Seeing Beyond UCState Issues: Campus turnout was disappointing, but yesterday's state-wide protests brought much-needed attention to the cause.
Friday, March 5, 2010
Category: Opinion > Editorials
Yesterday, students across California rallied in their towns and at local college campuses for the need to defend and value public education. These demonstrations made a powerful statement, manifesting the great desire and drive of students and faculty to maintain the quality of education in this state.
UC Berkeley students, workers and faculty rallied on Sproul and marched to downtown Oakland while many bused themselves to a large demonstration in Sacramento. On a campus inundated with protests since last fall, the turnout was understandably unimpressive. However, it's unfortunate that UC Berkeley, with its activist reputation, failed to match UC Riverside's turnout.
Compared to the estimated 5,000 demonstrators in the Sept. 24 walkout, yesterday's protest in Berkeley peaked with only about 800 protesters. The low turnout likely stems from the fallout of last week's Southside riot and a growing level of apathy, as protests have been happening here for months.
The outspoken presence at the rally of Marika Goodrich and Zachary Miller, who were arrested at the Southside riot, may have also contributed to students deciding not to participate. Sure, anyone is welcome to speak their views, but simply being arrested isn't sufficient justification for these two to continually cast themselves as leaders of this movement. They personify students' concerns that extremists have hijacked a once broad mobilization effort and hurt, rather than help, the cause.

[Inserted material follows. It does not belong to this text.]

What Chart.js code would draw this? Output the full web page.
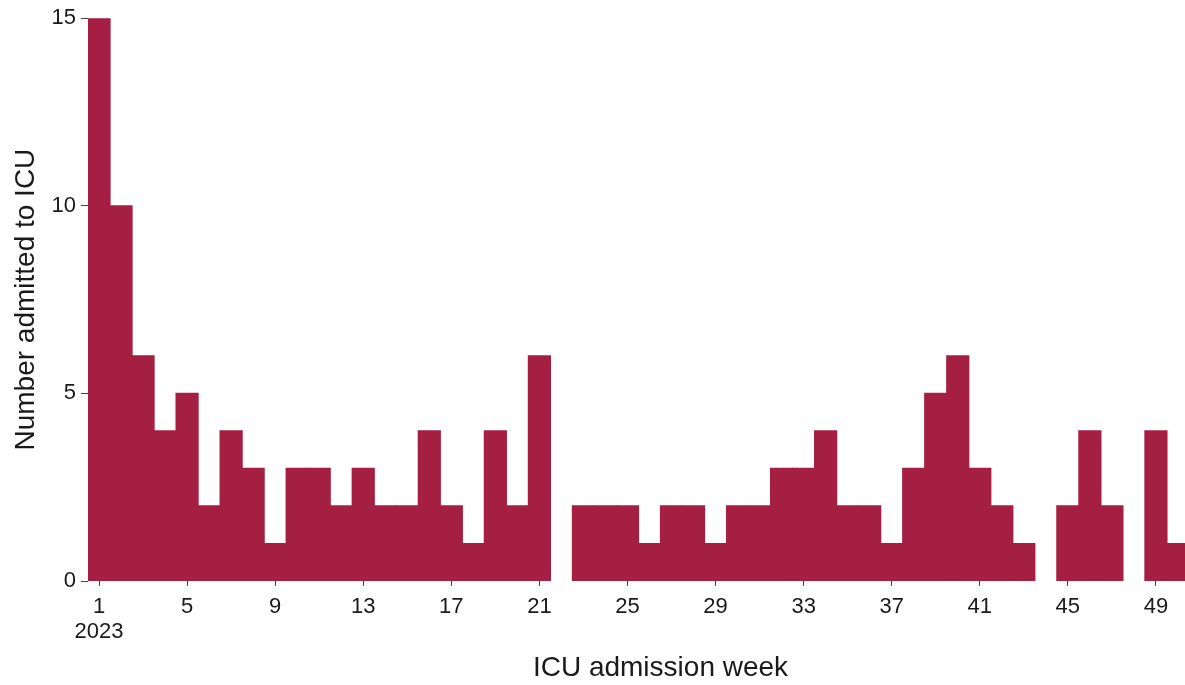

Overall, though, campus protesters handled themselves very well and ensured that the rally and subsequent march were nonviolent. Though UC Berkeley was not involved, we condemn any violence perpetrated yesterday, most notably at UC Santa Cruz, where extreme acts prompted officials to effectively shut the campus down. Additionally, we urge participants to refrain in the future from unproductive acts that distract rather than further the overarching goals of these protests, including building occupations and efforts to march on highways.
Notably, the conduct of Berkeley's police was an improvement from the walkout and the Wheeler occupation. Though police were visibly present throughout the day, they avoided interfering with the actions of protesters and helped to maintain the peaceful atmosphere.
In quite the organizational feat, successful demonstrations occurred throughout the state at CSU and UC campuses as well as city centers. Undergraduates, graduate students and faculty stood side-by-side with elementary, middle and high school students-all demonstrating for the same cause. There has even been action nationwide, with protests in Wisconsin, Minnesota and Texas.
Ensuring that Californians hear and read about protests to support education is arguably the most effective means of taking the message directly to taxpayers. Widespread turnout successfully thrust the cause into the national consciousness, to a greater degree than earlier efforts, propelling the statewide demonstrations to the top of today's news cycle.
But only time will tell if this attention will tangibly translate into more state support for education, through not just words, but the millions needed to maintain quality schooling.
Perhaps the most important takeaway message from yesterday is to remember that the struggle for affordable and quality education is one that goes far beyond the University of California. Yes, college students have largely been the most outspoken against budget cuts, but in this state, schools are suffering across the board.
College students are already among a narrow privileged percentage of the state population. The progressive disinvestment in public education as a whole has left many Californians without any hope of attending college. Everyone in California public universities has benefited from the state's historically celebrated system of public education. And for elementary, middle and high school students, this opportunity is greatly threatened. That's why we protest.
Apathetic or exasperated UC Berkeley students must remember this reasoning going forward, and not allow the stupidity of extremists to deter them from being informed and aware. After yesterday, we're unsure of where the protests will go. But we hope that March 4 showed the state and students just how broad support for this cause is, and that that support can give the movement a second wind to pursue until its goals are realized.